The year of God 1487, this conflict was fought; upon this occasion Angus Mackay being slain at Tarbat by the surname of Ross, as I have shown already, John Riabhach Mackay (the son of this Angus), came to the Earl of Sutherland, upon whom he then depended, and desired his aid to revenge his father's death, whereupon the Earl of Sutherland yields, and sent his uncle, Robert Sutherland, with a company of men, to assist him. Thereupon Robert Sutherland and John Riabhach Mackay did invade Strathoyckel and Strathcarron with fire and sword; burnt, spoiled, and laid waste divers lands appertaining to the Rosses. The Laird of Balnagown (then chief of the Rosses in that shire) learning of his invasion, gathered all the forces of Ross and met Robert Sutherland and John Riabhach at a place called Aldicharrish. There ensued a cruel and furious conflict combat, which continued a long time, with incredible obstinacy; much blood was shed on either side. In the end, the inhabitants of Ross being unable to endure or resist the enemies' forces were utterly disbanded and put to flight. Alexander Ross, Laird of Balnagown, was slain with seventeen other landed gentlemen of the province of Ross, besides a great number of common soldiers. The manuscript of Fearn (by and attour Balnagown) names these following among those that were slain: Mr. William Ross, Angus Macculloch of Terrell, John Waus, William Waus, John Mitchell, Thomas Waus, Houcheon Waus.

====Robert Mackay (1829)====
Robert Mackay wrote an account of the battle in his book the History of the House and Clan of the Name Mackay (1829), quoting from the historian Sir Robert Gordon (1580 - 1656):

John Mackay, some time after he had succeeded to his father's lands, resolved to revenge his death; for which purpose, having assembled his men, and put half of them under command of William-Dow Mackay, son of John-Abrach; and being also accompanied by the men of Assint, and such friends as he had in Sutherland, he invaded Strathoikel in Ross with fire and sword, burnt, wasted and spoiled all the lands belongingto all of the name Ross and their allies. Ross of Balnagown immediately raised all of the power of the county to oppose the invaders, upon which a most severe conflict ensued, and for a considerable time it appeared doubtful which party would have the victory. At length, however, the Ross-men, after great slaughter was made among them, gave way, and fled. Ross of Balnagown, and seventeen other proprietors of land in Ross were slain, together with an immense number of their followers. "The manuscript of Fern" says Sir Robert Gordon "contains the following names of the principle persons who were killed, Alexander Tarrell, William Ross, John Waus, William Waus, John Mitchell, Thomas Waus, and Hugh Waus. A great spoil of cattle was driven off, and divided among the victors in the customary manner. Sir Robert states that the Assint-men insisted that the men of Sutherland should receive no share of the spoil, but that William-Dow, who detected such injustice, said, that he should be an enemy to any who would act such a fraudulent and base part. This conflict happened at a place called Auldicharish.

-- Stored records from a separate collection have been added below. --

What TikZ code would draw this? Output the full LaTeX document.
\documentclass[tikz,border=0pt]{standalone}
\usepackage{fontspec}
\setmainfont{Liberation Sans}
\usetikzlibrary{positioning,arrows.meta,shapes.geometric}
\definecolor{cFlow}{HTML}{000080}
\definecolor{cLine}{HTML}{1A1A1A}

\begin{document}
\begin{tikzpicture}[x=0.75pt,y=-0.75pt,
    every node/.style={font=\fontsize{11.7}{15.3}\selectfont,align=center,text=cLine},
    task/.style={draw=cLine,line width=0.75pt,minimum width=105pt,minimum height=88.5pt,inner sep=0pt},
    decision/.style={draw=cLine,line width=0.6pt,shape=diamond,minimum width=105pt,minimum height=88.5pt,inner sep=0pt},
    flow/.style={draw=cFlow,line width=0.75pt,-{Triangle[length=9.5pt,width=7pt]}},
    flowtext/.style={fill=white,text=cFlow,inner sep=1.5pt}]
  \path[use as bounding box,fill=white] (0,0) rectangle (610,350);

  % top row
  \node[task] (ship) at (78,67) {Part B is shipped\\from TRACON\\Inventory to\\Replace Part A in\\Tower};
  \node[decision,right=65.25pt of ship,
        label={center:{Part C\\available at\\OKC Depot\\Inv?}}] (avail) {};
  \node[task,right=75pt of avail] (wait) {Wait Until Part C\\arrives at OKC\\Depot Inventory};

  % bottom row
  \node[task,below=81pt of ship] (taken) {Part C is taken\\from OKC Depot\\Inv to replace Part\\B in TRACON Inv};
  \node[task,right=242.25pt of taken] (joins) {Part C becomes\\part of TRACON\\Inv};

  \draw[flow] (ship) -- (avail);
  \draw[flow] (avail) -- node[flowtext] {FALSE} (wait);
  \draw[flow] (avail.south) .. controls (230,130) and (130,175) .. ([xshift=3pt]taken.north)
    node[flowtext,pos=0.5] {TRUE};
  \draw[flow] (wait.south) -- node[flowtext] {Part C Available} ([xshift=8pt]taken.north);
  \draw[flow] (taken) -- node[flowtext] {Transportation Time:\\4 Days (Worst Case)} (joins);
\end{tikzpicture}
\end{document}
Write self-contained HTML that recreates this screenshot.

====Donald MacKinnon (1957)====
Donald MacKinnon wrote an account in his book The Clan Ross (1957), again quoting from the historian Sir Robert Gordon (1580 – 1656):

The Mackays did not forget this wicked deed, and five years later invaded Ross to avenge the death of their chief. Alexander Ross of Balnagown hurriedly called together the “gentlemen” of his clan and their men, and met the invaders at a place called Alt a’Charrais in Strathcarron. There a fierce battle was fought, and the Rosses were disastrously defeated. Sir Robert Gordon, alluding to this sanguinary fight says: “Much blood was shed…. The inhabitants of Ross, being unable to endure the enemy’s forces, were disbanded and put to flight. Alexander Ross, laird of Balnagown, was there slain, with seventeen other landed gentlemen of the Province of Ross, besides a great number of common soldiers”. Among the “gentlemen of the Province of Ross”, who fell along with their chief, were Angus MacCulloch of Tarell, Alexander Tarell, William Ross of Little Allan, John Vass, Thomas Vass, Hugh Vass, John Mitchell and William Ross, whose designation is not given.

==Aftermath==

In 1490, James IV of Scotland granted to David Ross, nephew and heir of John Ross, and grandson of John Ross of Balnagown, the lands of Strathoikel and Strathcarron, which had formerly belonged to Morgan Neilson Mackay, who along with his brother Neil Neilson Mackay, had attempted in 1433 to take over the lands of Strathnaver from their cousin, Angus Du Mackay, 7th of Strathnaver, but had been defeated and killed at the Battle of Drumnacoub by Angus's forces. Although John Rivach Mackay received a remission from the king in 1494, the blood feud with the Rosses appears to have continued as David Ross of Balnagown and Iye Roy Mackay of Strathnaver were summoned to appear before the Earl of Argyll who was the Lord High Chancellor of Scotland. On 4 October 1496, each of them were bound by extending their hand to Argyll in the king's name to keep the peace towards each other and that their "folks sal be harmless and skaithles", under the penalty of 500 merks if they failed. Notwithstanding the apparent reconciliation, David Ross of Balnagown and his brother Hucheon Ross, brought an action to the Lords of Council against the Mackays for spoils taken from their lands eight years earlier. On 15 March 1504, Iye Roy Mackay, 10th of Strathnaver secured from the king the lands of Ferencostrig, Strathhalladale, Creichmore, Assent, Coigach, Gruids, and Strathfleet. On 15 February 1506, Iye Roy Mackay caused the charter that had been granted by Donald of Islay, Lord of the Isles in 1415 to the Mackays who laid claim to these lands. However, the Lords of Council decided that the lands had belonged to Euphemia II, Countess of Ross. The Mackays continued to raid the Rosses well into the 16th century and did not stop until they became caught up in quarrels with their neighbours, the powerful Clan Sutherland.